In the weeks thereafter, the public integrity unit was reported to be looking into whether other Colton city officials had acted illegally in assisting Hernandez or delaying or obstructing an investigation into his action.
In October 2006, Parrish without city council authorization hired an outside investigator to look into accusations made against Rulon in anonymous letters delivered to City Hall. The letters alleged Rulon had misused his authority and was creating a hostile work environment within the police department. One letter reported Rulon bought an ATV and a motorcycle from Quaid Harley-Davidson in Loma Linda while in his police uniform and on duty; had imposed citation and arrest quotas on Colton police officers that were charted on a bulletin board on a wall at the police department headquarters and that he had not promoted deserving Latino officers, creating morale problems that prompted some officers to leave the department for positions elsewhere. Rulon was also accused of sexually harassing female employees.

Daryl Parrish

In March 2007, while the investigation commissioned by Parrish was yet to conclude, the Colton Police Officers’ Association cast an 85-6 vote of no-confidence against Rulon, questioning his ability to lead the department. On March 6, 2007 Parrish put Rulon on paid administrative leave. A month later, Rulon was terminated.
In his lawsuit, Rulon is represented by attorneys Bradley Gage and Virginia Keeny. They maintain that the city had no grounds to fire the police chief and that he was shown the door because he had informed the district attorney’s office of the matter involving Hernandez and the apparent effort of Parrish and others to cover the embezzlement up.
They maintain that Rulon undertook to investigate the embezzlement and inform the district attorney against the wishes of other city officials. Rulon prepared a statement relating to the case but before it was released, according to Keeny, Parrish commandeered that statement, tore it up and issued another self serving version of events that credited City Hall rather than the police department with undertaking an aggressive accounting of Hernandez’s actions.
Rulon maintains that City Hall, and Parrish in particular, discouraged and resisted the matter being taken up by prosecutors. Rulon is counting on Vanella testifying on his behalf to the effect that it was Rulon who brought the matter to the district attorney’s office’s attention.  Keeny further believes she can demonstrate that Parrish defamed Rulon when he stated to a reporter that Rulon was a “psychopathic megalomaniac,” was otherwise mentally unstable and that he was incapable of maintaining authority over the officers in his department.
In this way, lawyers for both the city and Rulon are likely to reference an event that occurred after Rulon was terminated from Colton. In July 2010, then-interim Montebello city administrator  Randy Narramore hired Rulon to serve as Montebello’s police chief to permanently replace previous Montebello police chief Dan Weast, who resigned under pressure in January 2010 after 13 officers with that department filed a lawsuit against Weast in 2009, accusing him of retaliation and cronyism. Narramore, who was chief of police in Huntington Park from 1995 until 2006, had supervised Rulon for eight years.
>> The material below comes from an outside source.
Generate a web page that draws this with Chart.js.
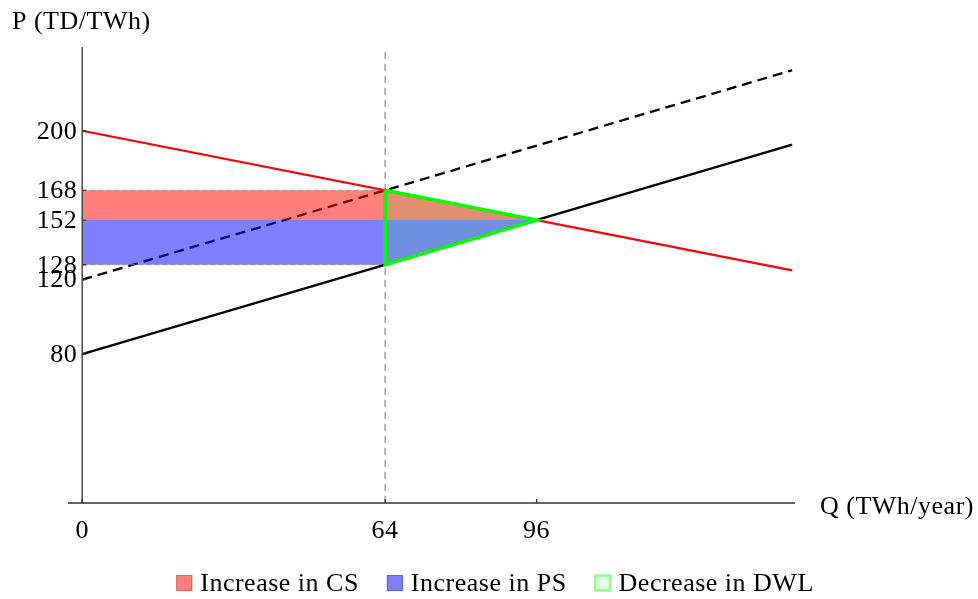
<!DOCTYPE html>
<html>
<head>
<meta charset="utf-8">
<script src="https://cdn.jsdelivr.net/npm/chart.js@4/dist/chart.umd.min.js"></script>
<style>
  html, body { margin: 0; padding: 0; background: #fff; }
  canvas { display: block; }
</style>
</head>
<body>
<canvas id="marketChart" width="978" height="599"></canvas>
<script>
// ===== data =====
const lineQ = [0, 150];
const demandP = [200, 125];
const supplyP = [80, 192.5];
const shiftedSupplyP = [120, 232.5];

const csQ = [0, 64, 96];
const csP = [168, 168, 152];
const psQ = [0, 64, 96];
const psP = [128, 128, 152];
const dwlQ = [64, 96, 64, 64];
const dwlP = [168, 152, 128, 168];

const markerQ = [64, 64];
const markerP = [0, 245];

const xTicks = [0, 64, 96];
const yTicks = [80, 120, 128, 152, 168, 200];
const legendLabels = ["Increase in CS", "Increase in PS", "Decrease in DWL"];

const FONT = '26px "Liberation Serif", "Times New Roman", serif';

function pts(xs, ys) {
    return xs.map((x, i) => ({ x: x, y: ys[i] }));
}

// axes, ticks, labels and legend drawn on top of the library's scales
const axesPlugin = {
    id: "axes",
    afterDatasetsDraw(chart) {
        const ctx = chart.ctx;
        const xs = chart.scales.x;
        const ys = chart.scales.y;
        const area = chart.chartArea;
        const x0 = xs.getPixelForValue(0);
        const y0 = ys.getPixelForValue(0);

        ctx.save();
        ctx.strokeStyle = "#333";
        ctx.lineWidth = 1.3;
        ctx.beginPath();
        ctx.moveTo(area.left, y0);
        ctx.lineTo(area.right, y0);
        ctx.moveTo(x0, y0);
        ctx.lineTo(x0, area.top);
        ctx.stroke();

        // tick marks
        ctx.beginPath();
        yTicks.forEach((v) => {
            const py = ys.getPixelForValue(v);
            ctx.moveTo(x0, py);
            ctx.lineTo(x0 + 4, py);
        });
        xTicks.forEach((v) => {
            const px = xs.getPixelForValue(v);
            ctx.moveTo(px, y0);
            ctx.lineTo(px, y0 - 4);
        });
        ctx.stroke();

        ctx.fillStyle = "#000";
        ctx.font = FONT;
        ctx.letterSpacing = "0.5px";
        ctx.textAlign = "right";
        ctx.textBaseline = "middle";
        yTicks.forEach((v) => {
            ctx.fillText(String(v), x0 - 5, ys.getPixelForValue(v) + 1);
        });
        ctx.textAlign = "center";
        ctx.textBaseline = "alphabetic";
        xTicks.forEach((v) => {
            ctx.fillText(String(v), xs.getPixelForValue(v), y0 + 35);
        });

        ctx.textAlign = "left";
        ctx.fillText("P (TD/TWh)", 12, 29);
        ctx.fillText("Q (TWh/year)", 820, y0 + 11);

        // legend
        const swatches = [
            { fill: "rgba(255,0,0,0.5)", stroke: "rgba(200,60,60,0.5)" },
            { fill: "rgba(0,0,255,0.5)", stroke: "rgba(60,60,200,0.5)" },
            { fill: "rgba(0,255,0,0.1)", stroke: "rgba(0,255,0,0.4)" }
        ];
        const box = 16, gapIn = 8, gapOut = 28;
        const widths = legendLabels.map((t) => ctx.measureText(t).width);
        let total = widths.reduce((a, b) => a + b, 0) + legendLabels.length * (box + gapIn) + (legendLabels.length - 1) * gapOut;
        let lx = 495 - total / 2;
        const ly = 591;
        legendLabels.forEach((t, i) => {
            ctx.fillStyle = swatches[i].fill;
            ctx.fillRect(lx, ly - box, box, box);
            ctx.strokeStyle = swatches[i].stroke;
            ctx.lineWidth = i === 2 ? 2.5 : 1;
            ctx.strokeRect(lx + 0.5, ly - box + 0.5, box - 1, box - 1);
            ctx.fillStyle = "#000";
            ctx.fillText(t, lx + box + gapIn, ly);
            lx += box + gapIn + widths[i] + gapOut;
        });
        ctx.restore();
    }
};

const ctx = document.getElementById("marketChart").getContext("2d");
new Chart(ctx, {
    type: "line",
    data: {
        datasets: [
            {
                label: legendLabels[2],
                data: pts(dwlQ, dwlP),
                borderColor: "#00ff00",
                borderWidth: 3.5,
                backgroundColor: "rgba(0,255,0,0.12)",
                fill: "shape",
                order: 0
            },
            {
                label: "Supply",
                data: pts(lineQ, supplyP),
                borderColor: "#000",
                borderWidth: 2.3,
                fill: false,
                order: 1
            },
            {
                label: "Demand",
                data: pts(lineQ, demandP),
                borderColor: "#ff0000",
                borderWidth: 2.2,
                fill: false,
                order: 2
            },
            {
                label: legendLabels[1],
                data: pts(psQ, psP),
                borderColor: "rgba(140,140,140,0.8)",
                borderWidth: 1,
                borderDash: [5, 3],
                backgroundColor: "rgba(0,0,255,0.5)",
                fill: { value: 152 },
                order: 3
            },
            {
                label: legendLabels[0],
                data: pts(csQ, csP),
                borderColor: "rgba(140,140,140,0.8)",
                borderWidth: 1,
                borderDash: [5, 3],
                backgroundColor: "rgba(255,0,0,0.5)",
                fill: { value: 152 },
                order: 4
            },
            {
                label: "Shifted supply",
                data: pts(lineQ, shiftedSupplyP),
                borderColor: "#000",
                borderWidth: 2.3,
                borderDash: [10, 6],
                fill: false,
                order: 5
            },
            {
                label: "Q marker",
                data: pts(markerQ, markerP),
                borderColor: "rgba(130,130,130,0.9)",
                borderWidth: 1.2,
                borderDash: [7, 5],
                fill: false,
                order: 6
            }
        ]
    },
    options: {
        responsive: false,
        animation: false,
        elements: { point: { radius: 0, hoverRadius: 0 }, line: { tension: 0 } },
        layout: { padding: { left: 68, right: 183, top: 47, bottom: 96 } },
        plugins: {
            legend: { display: false },
            tooltip: { enabled: false }
        },
        scales: {
            x: { type: "linear", min: -3, max: 150.6, display: false },
            y: { type: "linear", min: 0, max: 245, display: false }
        }
    },
    plugins: [axesPlugin]
});
</script>
</body>
</html>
Rulon was on the Huntington Park police force from 1986 until he left to become police chief in Colton in 2003. Narramore, who went on to a career in municipal administration after he retired as a law enforcement officer, served as Montebello’s interim city administrator from April 2007 to January 2008 and was brought back as Montebello’s interim city administrator in December 2009. A month later, following Weast’s departure, the Montebello city council saw fit to allow him to serve in the dual capacity of city administrator and police chief. But Narramore’s move to hire Rulon six months later proved disastrous. Rulon lasted only two days as police chief in Montebello before a firestorm of controversy erupted, based in large measure upon his forced exodus from Colton and the vote of no confidence by the police union there. Rulon was sent packing from Montebello 48 hours after he arrived, despite Narramore’s claim that Rulon was chosen from a field of 47 candidates by Bob Murray and Associates, a search firm hired to recruit for the position. Narramore then fell victim to his selection of Rulon and was forced to resign as interim city administrator for having engaged in cronyism for hiring his former underling.
While Colton’s lawyers are likely to point to the debacle in Montebello as evidence that other municipal officials see Rulon’s leadership credentials as questionable, Keeny is intent on portraying Rulon’s forced departure from there before he had an opportunity to demonstrate his proficiency as a police chief as an outgrowth of the damage that was done to Rulon’s reputation and professional standing in Colton. Rulon has not been successful in finding other work in law enforcement and now supports himself with work as a licensed private investigator.
Keeny maintains material in the possession of the San Bernardino County district attorney’s office will establish that Rulon submitted evidence to prosecutors indicating Parrish was attempting to bury details pertaining to Hernandez’s misappropriations. Ultimately, the case came to a conclusion in January 2008, when Hernandez pleaded guilty to 24 charges of misuse of public funds. Because Rulan reported the matter to the DA’s office, Keeny maintains, Parrish retaliated against him.
In the city’s defense, attorney John Higginbotham is prepared to show that Rulon’s contract clearly and unequivocally stated that he could be fired without cause at any time for any reason and that he served at the sole discretion of the city manager. Higginbotham is prepared to demonstrate the Colton Police Officers Association had expressed a clear and overwhelming lack of faith in Rulon’s ability to lead the department.
City officials made motions to have the case dismissed, but in October 2010 San Bernardino Superior Court Judge Frank Gafkowski ruled that Rulon’s claims of retaliation, defamation of character and intentional infliction of emotional distress should be heard by a jury.